The US Senate has voted in favour of new gun laws, introduced in the wake of the Uvalde school shooting last month in which 19 children and two teachers died.

The measures are aimed at keeping guns out of the hands of dangerous individuals.

The Senate voted 65 to 33 for the measures, designed to make it harder for certain types of people to own guns - after 15 Republicans voted with the 50 Democrat Senators to secure the bill's passage.

It is the first gun control measure to make it through the upper house in almost 30 years.

"This bipartisan legislation will help protect Americans," US President Joe Biden said in a statement shortly after the Senate vote.

"Kids in schools and communities will be safer because of it."

Speaker of the House of Representatives Nancy Pelosi said the lower house will vote on the bill later today and once passed it will be sent immediately to President Biden to be signed into law.

The Bipartisan Safer Communities Act includes enhanced background checks for buyers under the age of 21, along with $11 billion in funding for mental health and $2 billion for school safety programmes.

It also provides funding to incentivise states to implement "red flag" laws to remove firearms from people considered a threat.

And it closes the so-called "boyfriend" loophole, under which domestic abusers could avoid a ban on buying firearms if they were not married to or living with their victim.

"Tonight, the United States Senate is doing something many believed was impossible even a few weeks ago: we are passing the first significant gun safety bill in nearly 30 years," Senate Democratic majority leader Chuck Schumer said after the legislation passed.

"The gun safety bill we are passing... can be described with three adjectives: bipartisan, common sense, lifesaving."

Senator Patrick Leahy (Democrat, left) and Senate Minority Leader Mitch McConnell (Republican) in the US Senate Chamber to vote on the Bipartisan Safer Communities Act

His Republican counterpart Mitch McConnell said the legislation would make the US safer "without making our country one bit less free."

"This is a common-sense package. Its provisions are very, very popular. It contains zero new restrictions, zero new waiting periods, zero mandates and zero bans of any kind for law-abiding gun owners."

The National Rifle Association and many Republicans in both chambers of Congress opposed the bill but it is endorsed by advocacy groups working in policing, domestic violence and mental illness.

The last significant federal gun control legislation was passed in 1994, introducing a national background check system and banning the manufacture for civilian use of assault rifles and large capacity ammunition clips.

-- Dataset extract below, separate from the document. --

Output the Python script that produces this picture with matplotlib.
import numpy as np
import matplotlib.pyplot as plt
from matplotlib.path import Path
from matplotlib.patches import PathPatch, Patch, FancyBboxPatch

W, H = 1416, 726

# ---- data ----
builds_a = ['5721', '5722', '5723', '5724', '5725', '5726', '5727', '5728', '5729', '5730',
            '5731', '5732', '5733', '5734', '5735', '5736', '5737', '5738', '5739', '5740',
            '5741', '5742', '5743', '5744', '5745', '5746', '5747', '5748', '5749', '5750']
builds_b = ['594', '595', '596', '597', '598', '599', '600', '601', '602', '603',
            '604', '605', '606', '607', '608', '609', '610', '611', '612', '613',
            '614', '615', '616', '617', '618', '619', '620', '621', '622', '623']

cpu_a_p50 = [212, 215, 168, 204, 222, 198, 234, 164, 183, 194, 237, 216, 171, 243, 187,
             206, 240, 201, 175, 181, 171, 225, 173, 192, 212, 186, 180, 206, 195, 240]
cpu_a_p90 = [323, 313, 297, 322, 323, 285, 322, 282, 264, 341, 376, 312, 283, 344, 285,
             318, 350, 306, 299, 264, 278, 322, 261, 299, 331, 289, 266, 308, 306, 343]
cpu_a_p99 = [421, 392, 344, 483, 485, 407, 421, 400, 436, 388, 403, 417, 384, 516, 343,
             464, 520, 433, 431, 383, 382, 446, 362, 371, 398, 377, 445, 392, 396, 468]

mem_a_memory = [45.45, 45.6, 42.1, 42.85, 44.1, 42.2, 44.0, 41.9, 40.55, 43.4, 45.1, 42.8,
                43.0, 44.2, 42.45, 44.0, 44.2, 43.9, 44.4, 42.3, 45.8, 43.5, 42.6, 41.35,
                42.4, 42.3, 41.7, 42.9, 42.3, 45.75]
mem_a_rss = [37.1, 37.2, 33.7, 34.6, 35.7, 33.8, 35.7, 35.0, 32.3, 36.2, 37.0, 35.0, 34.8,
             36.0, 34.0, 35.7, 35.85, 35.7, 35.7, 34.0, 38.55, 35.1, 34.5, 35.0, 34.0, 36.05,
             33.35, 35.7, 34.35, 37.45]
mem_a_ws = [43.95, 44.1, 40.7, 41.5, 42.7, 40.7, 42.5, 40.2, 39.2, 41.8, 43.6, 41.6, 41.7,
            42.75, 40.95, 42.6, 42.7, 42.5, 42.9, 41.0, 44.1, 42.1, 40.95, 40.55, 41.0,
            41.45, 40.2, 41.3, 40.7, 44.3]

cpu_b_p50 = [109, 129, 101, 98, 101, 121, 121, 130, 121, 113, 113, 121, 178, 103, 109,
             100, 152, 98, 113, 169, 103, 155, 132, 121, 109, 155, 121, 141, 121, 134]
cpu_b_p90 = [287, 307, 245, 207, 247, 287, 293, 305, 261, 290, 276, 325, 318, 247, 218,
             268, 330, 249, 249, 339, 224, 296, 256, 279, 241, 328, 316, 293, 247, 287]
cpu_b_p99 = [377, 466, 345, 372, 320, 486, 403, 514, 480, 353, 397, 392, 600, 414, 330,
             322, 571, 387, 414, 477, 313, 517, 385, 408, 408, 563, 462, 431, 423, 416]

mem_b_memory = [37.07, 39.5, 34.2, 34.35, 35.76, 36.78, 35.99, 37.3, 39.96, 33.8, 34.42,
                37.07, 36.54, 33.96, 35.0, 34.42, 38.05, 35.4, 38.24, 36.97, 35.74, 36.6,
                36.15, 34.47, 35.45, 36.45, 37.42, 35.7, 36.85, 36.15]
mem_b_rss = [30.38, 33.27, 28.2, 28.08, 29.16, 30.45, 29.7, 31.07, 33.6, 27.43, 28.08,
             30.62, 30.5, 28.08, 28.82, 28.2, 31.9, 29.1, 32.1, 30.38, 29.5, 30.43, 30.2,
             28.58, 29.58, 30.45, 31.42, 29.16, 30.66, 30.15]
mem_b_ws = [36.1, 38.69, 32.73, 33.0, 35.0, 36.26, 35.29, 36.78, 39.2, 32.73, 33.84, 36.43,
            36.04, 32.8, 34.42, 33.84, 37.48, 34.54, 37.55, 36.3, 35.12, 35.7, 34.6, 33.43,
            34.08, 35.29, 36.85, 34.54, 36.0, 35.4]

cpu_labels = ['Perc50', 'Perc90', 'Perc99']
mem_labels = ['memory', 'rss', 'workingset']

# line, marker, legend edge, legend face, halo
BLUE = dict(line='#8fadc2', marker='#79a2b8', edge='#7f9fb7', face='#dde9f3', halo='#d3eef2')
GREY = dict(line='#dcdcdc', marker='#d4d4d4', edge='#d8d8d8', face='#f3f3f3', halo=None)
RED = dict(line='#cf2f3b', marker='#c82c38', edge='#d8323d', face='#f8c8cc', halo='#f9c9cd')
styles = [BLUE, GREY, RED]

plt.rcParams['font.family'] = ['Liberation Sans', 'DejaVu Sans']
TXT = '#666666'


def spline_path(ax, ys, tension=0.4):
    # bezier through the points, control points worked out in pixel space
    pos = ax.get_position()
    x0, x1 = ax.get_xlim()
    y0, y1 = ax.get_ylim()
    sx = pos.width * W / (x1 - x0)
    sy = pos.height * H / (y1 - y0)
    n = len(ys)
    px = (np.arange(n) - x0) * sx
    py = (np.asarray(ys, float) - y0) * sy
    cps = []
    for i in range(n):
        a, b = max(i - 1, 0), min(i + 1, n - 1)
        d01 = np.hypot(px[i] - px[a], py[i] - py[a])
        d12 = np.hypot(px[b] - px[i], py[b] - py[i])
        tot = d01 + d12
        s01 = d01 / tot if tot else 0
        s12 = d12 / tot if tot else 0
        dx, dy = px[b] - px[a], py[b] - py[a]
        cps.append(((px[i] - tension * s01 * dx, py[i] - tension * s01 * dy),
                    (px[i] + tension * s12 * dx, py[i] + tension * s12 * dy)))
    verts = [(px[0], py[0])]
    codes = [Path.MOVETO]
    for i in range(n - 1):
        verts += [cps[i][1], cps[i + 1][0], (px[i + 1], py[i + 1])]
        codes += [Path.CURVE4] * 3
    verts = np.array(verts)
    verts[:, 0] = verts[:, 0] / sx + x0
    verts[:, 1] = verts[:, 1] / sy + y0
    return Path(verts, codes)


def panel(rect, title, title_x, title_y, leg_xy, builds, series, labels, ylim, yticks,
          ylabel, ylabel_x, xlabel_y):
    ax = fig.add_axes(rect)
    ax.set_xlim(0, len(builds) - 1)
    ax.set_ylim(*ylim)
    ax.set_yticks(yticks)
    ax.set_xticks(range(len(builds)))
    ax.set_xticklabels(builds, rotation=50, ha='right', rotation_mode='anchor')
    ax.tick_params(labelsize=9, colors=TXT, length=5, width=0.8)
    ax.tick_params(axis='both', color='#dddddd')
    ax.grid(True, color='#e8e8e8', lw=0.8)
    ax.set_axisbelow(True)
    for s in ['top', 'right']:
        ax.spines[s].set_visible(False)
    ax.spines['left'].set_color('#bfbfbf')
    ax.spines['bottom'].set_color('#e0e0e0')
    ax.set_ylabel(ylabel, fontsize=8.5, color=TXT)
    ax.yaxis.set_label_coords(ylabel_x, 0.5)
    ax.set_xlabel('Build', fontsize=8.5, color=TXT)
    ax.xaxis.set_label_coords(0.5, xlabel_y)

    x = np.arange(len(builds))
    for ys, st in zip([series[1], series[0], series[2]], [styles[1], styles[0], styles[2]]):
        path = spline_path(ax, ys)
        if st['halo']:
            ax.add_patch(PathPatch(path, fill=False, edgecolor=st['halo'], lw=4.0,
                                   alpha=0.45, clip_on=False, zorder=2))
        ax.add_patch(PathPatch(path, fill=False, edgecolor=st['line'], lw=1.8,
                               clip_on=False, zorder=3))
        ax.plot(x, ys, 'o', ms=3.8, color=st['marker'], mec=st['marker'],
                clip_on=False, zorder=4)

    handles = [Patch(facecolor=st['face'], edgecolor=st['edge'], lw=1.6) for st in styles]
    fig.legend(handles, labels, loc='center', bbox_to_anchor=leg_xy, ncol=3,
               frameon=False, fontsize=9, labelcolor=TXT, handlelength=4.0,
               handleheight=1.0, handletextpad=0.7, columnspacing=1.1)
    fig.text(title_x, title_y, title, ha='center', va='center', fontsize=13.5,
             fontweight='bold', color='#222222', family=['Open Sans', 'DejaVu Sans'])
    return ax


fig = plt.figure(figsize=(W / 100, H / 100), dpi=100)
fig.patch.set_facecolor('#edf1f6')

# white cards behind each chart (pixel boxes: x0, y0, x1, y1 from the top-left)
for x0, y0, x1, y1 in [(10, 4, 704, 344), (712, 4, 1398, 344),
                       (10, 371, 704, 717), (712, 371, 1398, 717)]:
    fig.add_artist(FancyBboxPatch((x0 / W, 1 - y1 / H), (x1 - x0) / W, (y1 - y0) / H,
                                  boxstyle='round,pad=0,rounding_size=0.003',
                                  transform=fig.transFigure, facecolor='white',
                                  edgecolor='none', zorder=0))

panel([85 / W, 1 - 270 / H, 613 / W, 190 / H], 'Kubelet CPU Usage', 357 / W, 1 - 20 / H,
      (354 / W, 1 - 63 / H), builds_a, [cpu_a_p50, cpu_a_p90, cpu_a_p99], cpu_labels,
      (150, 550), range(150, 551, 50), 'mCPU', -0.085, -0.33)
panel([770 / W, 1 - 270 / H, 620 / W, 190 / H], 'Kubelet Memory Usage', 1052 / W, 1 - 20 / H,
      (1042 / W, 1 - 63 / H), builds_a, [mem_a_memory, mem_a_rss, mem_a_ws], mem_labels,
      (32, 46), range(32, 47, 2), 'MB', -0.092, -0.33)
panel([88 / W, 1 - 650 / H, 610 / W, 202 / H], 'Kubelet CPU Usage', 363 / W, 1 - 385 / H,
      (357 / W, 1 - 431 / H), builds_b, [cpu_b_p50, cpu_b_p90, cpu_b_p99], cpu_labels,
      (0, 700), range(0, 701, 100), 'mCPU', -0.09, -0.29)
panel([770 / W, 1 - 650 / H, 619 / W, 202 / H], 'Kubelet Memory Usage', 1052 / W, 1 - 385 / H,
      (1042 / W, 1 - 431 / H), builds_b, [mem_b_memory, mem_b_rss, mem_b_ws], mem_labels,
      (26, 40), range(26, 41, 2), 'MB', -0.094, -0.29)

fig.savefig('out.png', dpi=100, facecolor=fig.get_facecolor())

But it expired a decade later and there has since been no serious movement on reform, despite rising gun violence.

Mr Biden had pushed for more substantial reforms, including a reinstatement of the ban on assault rifles -- which were used in both the recent Texas and New York shootings - and high-capacity magazines.

But there is a sense of anti-climax around the measures, following yesterday's ruling by the US Supreme Court overturning state laws restricting the right to carry a gun outside the home – and opening the door to new legal challenges to many other gun control laws.

The 6-3 decision struck down a more than century-old New York law that required a person to prove they had a legitimate self-defence need to receive a permit to carry a concealed handgun outside the home.

Democrats warned that the Supreme Court ruling could have dire consequences for gun safety nationwide.

A person wearing a National Rifle Association cap outside the US Supreme Court

"The Supreme Court got the ruling wrong," Senator Chris Murphy, the lead Democratic negotiator on the gun safety legislation, said in an interview.

"I'm deeply worried about the court's willingness to takeaway from elected bodies the ability to protect our constituents and that has real grave implications for the safety of our country," said Senator Murphy, whose home state is Connecticut, where 26 people were killed in the Sandy Hook school shooting in 2012.

Conservatives defend a broad reading of the Second Amendment, which they say limits most new restrictions on gun purchases.

More than 20,800 people have been killed in gun violence in the United States in 2022, including through homicide and suicide, according to the Gun Violence Archive, a non-profit research group.

The Supreme Court ruling, authored by conservative Justice Clarence Thomas, declared that the Constitution protects "an individual's right to carry a handgun for self-defence outside the home."

"This is a monumental win for NRA members and for gun owners across the country," said Jason Ouimet, executive director of the National Rifle Association Institute for Legislative Action, in a statement.

"This ruling opens the door to rightly change the law in the seven remaining states that still don't recognise the right to carry a firearm for personal protection."